__What to produce__: Scan the entries below and count the lines holding the string "document". Supply only the number.

__Information shown__:
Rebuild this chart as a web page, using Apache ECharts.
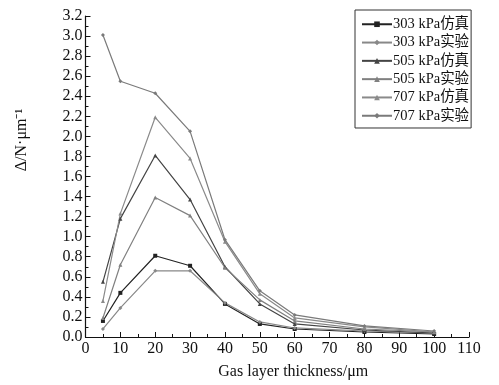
<!DOCTYPE html>
<html>
<head>
<meta charset="utf-8">
<script src="https://cdn.jsdelivr.net/npm/echarts@6/dist/echarts.min.js"></script>
<style>
  html, body { margin: 0; padding: 0; background: #fff; }
  #chart { width: 499px; height: 385px; }
</style>
</head>
<body>
<div id="chart"></div>
<script>
const thickness = [5, 10, 20, 30, 40, 50, 60, 80, 100];

const sim303 = [0.16, 0.44, 0.81, 0.71, 0.33, 0.13, 0.08, 0.05, 0.03];
const exp303 = [0.08, 0.29, 0.66, 0.66, 0.34, 0.15, 0.09, 0.06, 0.04];
const sim505 = [0.55, 1.18, 1.81, 1.37, 0.70, 0.33, 0.13, 0.07, 0.04];
const exp505 = [0.19, 0.72, 1.39, 1.21, 0.69, 0.37, 0.16, 0.08, 0.05];
const sim707 = [0.36, 1.23, 2.19, 1.78, 0.95, 0.43, 0.19, 0.10, 0.05];
const exp707 = [3.01, 2.55, 2.43, 2.05, 0.97, 0.46, 0.22, 0.11, 0.06];

const seriesNames = [
  "303 kPa仿真", "303 kPa实验", "505 kPa仿真",
  "505 kPa实验", "707 kPa仿真", "707 kPa实验",
];
const seriesValues = [sim303, exp303, sim505, exp505, sim707, exp707];
const seriesColors = ["#222", "#888", "#444", "#808080", "#8a8a8a", "#7a7a7a"];
const seriesSymbols = ["rect", "diamond", "triangle", "triangle", "triangle", "diamond"];

const font = "'Liberation Serif', 'Noto Sans CJK SC', serif";

const chart = echarts.init(document.getElementById("chart"));

chart.setOption({
  animation: false,
  backgroundColor: "#fff",
  grid: { left: 85.5, right: 30, top: 16, bottom: 48 },
  legend: {
    orient: "vertical",
    left: 355,
    top: 10,
    width: 115,
    padding: [7, 2, 5, 6],
    itemWidth: 30,
    itemHeight: 7,
    itemGap: 3.8,
    borderColor: "#333",
    borderWidth: 1,
    backgroundColor: "#fff",
    textStyle: {
      fontFamily: font, fontSize: 14.5, lineHeight: 14, color: "#111",
      padding: [0, 0, 0, -4],
    },
    data: seriesNames.map((n) => ({ name: n })),
  },
  graphic: [
    {
      type: "text",
      x: 22,
      y: 140,
      rotation: Math.PI / 2,
      style: {
        text: "Δ/N·μm⁻¹",
        font: "16px " + font,
        fill: "#111",
        align: "center",
        verticalAlign: "middle",
      },
    },
  ],
  xAxis: {
    type: "value",
    min: 0,
    max: 110,
    interval: 10,
    name: "Gas layer thickness/μm",
    nameLocation: "middle",
    nameGap: 27,
    nameTextStyle: { fontFamily: font, fontSize: 16, color: "#111", padding: [0, 0, 0, 32] },
    axisLine: { lineStyle: { color: "#111", width: 1.2 } },
    axisTick: { inside: true, length: 5, lineStyle: { color: "#111" } },
    minorTick: { show: true, splitNumber: 2, length: 3, lineStyle: { color: "#111" } },
    axisLabel: { fontFamily: font, fontSize: 16, color: "#111", margin: 4 },
    splitLine: { show: false },
  },
  yAxis: {
    type: "value",
    min: 0,
    max: 3.2,
    interval: 0.2,
    axisLine: { show: true, lineStyle: { color: "#111", width: 1.2 } },
    axisTick: { inside: true, length: 5, lineStyle: { color: "#111" } },
    minorTick: { show: true, splitNumber: 2, length: 3, lineStyle: { color: "#111" } },
    axisLabel: {
      fontFamily: font, fontSize: 16, color: "#111", margin: 3,
      formatter: (v) => v.toFixed(1),
    },
    splitLine: { show: false },
  },
  series: seriesNames.map((name, i) => ({
    name,
    type: "line",
    data: thickness.map((x, j) => [x, seriesValues[i][j]]),
    symbol: seriesSymbols[i],
    symbolSize: 4,
    lineStyle: { width: 1.2, color: seriesColors[i] },
    itemStyle: { color: seriesColors[i] },
  })),
});
</script>
</body>
</html>
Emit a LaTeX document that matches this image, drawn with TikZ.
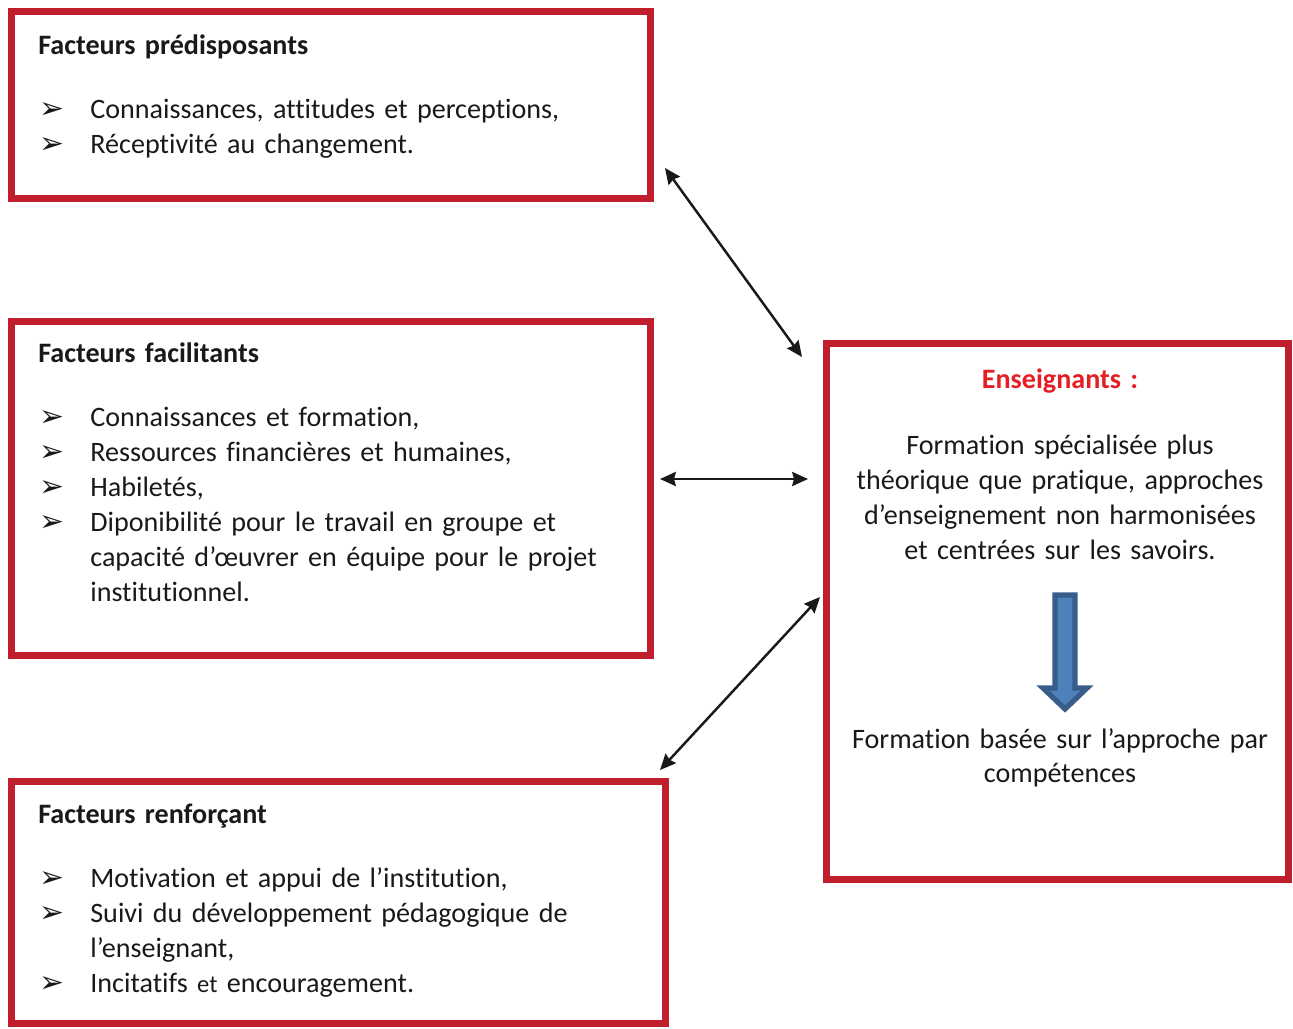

__Output below__: 2